### Written task
Write each line of the material exactly as given, from the top through the line that contains "from matplotlib.ticker import", and omit all pictures.

┌────────

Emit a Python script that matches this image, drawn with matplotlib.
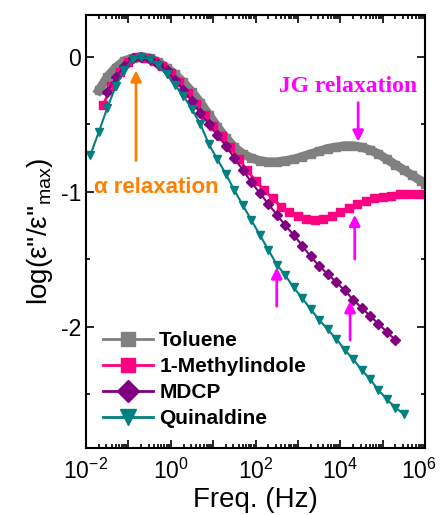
import numpy as np
import matplotlib
matplotlib.use("Agg")
import matplotlib.pyplot as plt
import matplotlib.transforms as mtransforms
from matplotlib.ticker import LogLocator, FuncFormatter, MultipleLocator, NullFormatter

plt.rcParams['font.family'] = ['Liberation Sans', 'DejaVu Sans']
plt.rcParams['mathtext.fontset'] = 'custom'
plt.rcParams['mathtext.rm'] = 'Liberation Sans'
plt.rcParams['mathtext.it'] = 'Liberation Sans:italic'
plt.rcParams['mathtext.bf'] = 'Liberation Sans:bold'
plt.rcParams['axes.unicode_minus'] = False

# ---- data (log10 frequency, log(eps''/eps''max)) ----
tol_logf = [-1.7, -1.5, -1.3, -1.1, -0.9, -0.7, -0.5, -0.3, -0.1, 0.1, 0.3, 0.5, 0.7, 0.9,
            1.1, 1.3, 1.5, 1.7, 1.9, 2.1, 2.3, 2.5, 2.7, 2.9, 3.1, 3.3, 3.5, 3.7, 3.9,
            4.1, 4.3, 4.5, 4.7, 4.9, 5.1, 5.3, 5.5, 5.7, 5.9, 6.0]
tol_y = [-0.25, -0.15, -0.08, -0.03, -0.01, 0.00, -0.01, -0.04, -0.08, -0.13, -0.19, -0.26, -0.34, -0.43,
         -0.52, -0.60, -0.67, -0.72, -0.75, -0.77, -0.78, -0.78, -0.77, -0.76, -0.74, -0.72, -0.70, -0.68, -0.67,
         -0.66, -0.66, -0.67, -0.69, -0.72, -0.76, -0.80, -0.84, -0.88, -0.92, -0.94]

mi_logf = [-1.6, -1.4, -1.2, -1.0, -0.8, -0.6, -0.4, -0.2, 0.0, 0.2, 0.4, 0.6, 0.8, 1.0,
           1.2, 1.4, 1.6, 1.8, 2.0, 2.2, 2.4, 2.6, 2.8, 3.0, 3.2, 3.4, 3.6, 3.8, 4.0,
           4.2, 4.4, 4.6, 4.8, 5.0, 5.2, 5.4, 5.6, 5.8, 6.0]
mi_y = [-0.36, -0.22, -0.11, -0.04, 0.00, -0.01, -0.03, -0.07, -0.12, -0.19, -0.27, -0.35, -0.43, -0.51,
        -0.59, -0.67, -0.76, -0.84, -0.92, -0.99, -1.05, -1.11, -1.15, -1.18, -1.20, -1.21, -1.20, -1.18, -1.15,
        -1.12, -1.09, -1.07, -1.05, -1.04, -1.03, -1.02, -1.02, -1.02, -1.02]

mdcp_logf = [-1.5, -1.3, -1.1, -0.9, -0.7, -0.5, -0.3, -0.1, 0.1, 0.3, 0.5, 0.7, 0.9, 1.1,
             1.3, 1.5, 1.7, 1.9, 2.1, 2.3, 2.5, 2.7, 2.9, 3.1, 3.3, 3.5, 3.7, 3.9, 4.1,
             4.3, 4.5, 4.7, 4.9, 5.1, 5.3]
mdcp_y = [-0.26, -0.15, -0.07, -0.01, 0.00, -0.02, -0.05, -0.10, -0.17, -0.25, -0.33, -0.42, -0.50, -0.58,
          -0.66, -0.75, -0.84, -0.93, -1.01, -1.09, -1.17, -1.25, -1.32, -1.40, -1.48, -1.55, -1.61, -1.67, -1.73,
          -1.80, -1.86, -1.92, -1.98, -2.04, -2.10]

qui_logf = [-1.9, -1.7, -1.5, -1.3, -1.1, -0.9, -0.7, -0.5, -0.3, -0.1, 0.1, 0.3, 0.5, 0.7,
            0.9, 1.1, 1.3, 1.5, 1.7, 1.9, 2.1, 2.3, 2.5, 2.7, 2.9, 3.1, 3.3, 3.5, 3.7,
            3.9, 4.1, 4.3, 4.5, 4.7, 4.9, 5.1, 5.3, 5.5]
qui_y = [-0.73, -0.56, -0.38, -0.22, -0.10, -0.02, 0.00, -0.02, -0.06, -0.13, -0.21, -0.29, -0.39, -0.50,
         -0.65, -0.76, -0.87, -0.99, -1.10, -1.21, -1.32, -1.43, -1.54, -1.62, -1.71, -1.79, -1.87, -1.95, -2.02,
         -2.09, -2.17, -2.24, -2.32, -2.39, -2.47, -2.54, -2.60, -2.65]

labels = ["Toluene", "1-Methylindole", "MDCP", "Quinaldine"]
colors = ["#808080", "#FF0080", "#800080", "#008080"]

fig = plt.figure(figsize=(4.41, 5.15), dpi=100)
ax = fig.add_axes([0.195, 0.130, 0.769, 0.841])

f = lambda L: 10.0 ** np.array(L)
ax.plot(f(tol_logf), tol_y, '-s', color=colors[0], lw=6.5, ms=5.5, label=labels[0])
ax.plot(f(mi_logf), mi_y, '-s', color=colors[1], lw=2, ms=5.5, label=labels[1])
ax.plot(f(mdcp_logf), mdcp_y, '-D', color=colors[2], lw=1.5, ms=5, label=labels[2])
ax.plot(f(qui_logf), qui_y, '-v', color=colors[3], lw=1.5, ms=6, label=labels[3])

ax.set_xscale('log')
ax.set_xlim(1e-2, 1e6)
ax.set_ylim(-2.9, 0.31)

ax.xaxis.set_major_locator(LogLocator(base=10, subs=(1.0,), numticks=20))
ax.xaxis.set_minor_locator(LogLocator(base=10, subs=np.arange(2, 10), numticks=20))
ax.xaxis.set_minor_formatter(NullFormatter())

def xfmt(v, pos):
    e = int(round(np.log10(v)))
    if e % 2 == 0:
        return r'$10^{%d}$' % e
    return ''
ax.xaxis.set_major_formatter(FuncFormatter(xfmt))
ax.yaxis.set_major_locator(MultipleLocator(1))
ax.yaxis.set_minor_locator(MultipleLocator(0.5))
ax.yaxis.set_major_formatter(FuncFormatter(lambda v, p: '%d' % round(v)))

ax.tick_params(which='both', direction='in', top=True, right=True, labelsize=16.5, width=1.2)
ax.tick_params(which='major', length=6)
ax.tick_params(which='minor', length=3)
ax.tick_params(axis='x', pad=8)
for s in ax.spines.values():
    s.set_linewidth(1.5)

ax.set_xlabel('Freq. (Hz)', fontsize=20, labelpad=2)
ax.set_ylabel("log(ε''/ε''$_{\\rm max}$)", fontsize=20, labelpad=4)

leg = ax.legend(loc='upper left', bbox_to_anchor=(0.05, 0.27), frameon=False,
                prop={'weight': 'bold', 'size': 15}, handlelength=2.4, handletextpad=0.3,
                labelspacing=0.34, borderpad=0, borderaxespad=0)
for h, ms in zip(leg.legend_handles, [10, 10, 11, 11]):
    h.set_markersize(ms)
    h.set_linewidth(2)

# annotations
orange = "#FF8000"
mag = "#FF00FF"
ax.annotate('', xy=(10**-0.82, -0.08), xytext=(10**-0.82, -0.79),
            arrowprops=dict(arrowstyle='-|>', color=orange, lw=2, mutation_scale=16))
ax.text(10**-1.8, -0.97, 'α relaxation', color=orange, fontsize=16, fontweight='bold',
        va='center', ha='left')
ax.text(10**4.18, -0.22, 'JG relaxation', color=mag, fontsize=17, fontweight='bold',
        family=['Liberation Serif'], va='center', ha='center')
arrows = [((4.42, -0.65), (4.42, -0.32)),
          ((4.34, -1.15), (4.34, -1.52)),
          ((2.5, -1.54), (2.5, -1.87)),
          ((4.23, -1.79), (4.23, -2.12))]
for tip, tail in arrows:
    ax.annotate('', xy=(10**tip[0], tip[1]), xytext=(10**tail[0], tail[1]),
                arrowprops=dict(arrowstyle='-|>', color=mag, lw=2, mutation_scale=16))

# keep the last x tick label (10^6) inside the figure
fig.canvas.draw()
for t in ax.xaxis.get_major_ticks():
    if abs(np.log10(t.get_loc()) - 6) < 1e-6:
        lab = t.label1
        lab.set_transform(lab.get_transform() +
                          mtransforms.ScaledTranslation(-6 / 100, 0, fig.dpi_scale_trans))

fig.savefig('out.png', dpi=100)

└────────

### Response to this exercise
Emit a Python script that matches this image, drawn with matplotlib.
import numpy as np
import matplotlib
matplotlib.use("Agg")
import matplotlib.pyplot as plt
import matplotlib.transforms as mtransforms
from matplotlib.ticker import LogLocator, FuncFormatter, MultipleLocator, NullFormatter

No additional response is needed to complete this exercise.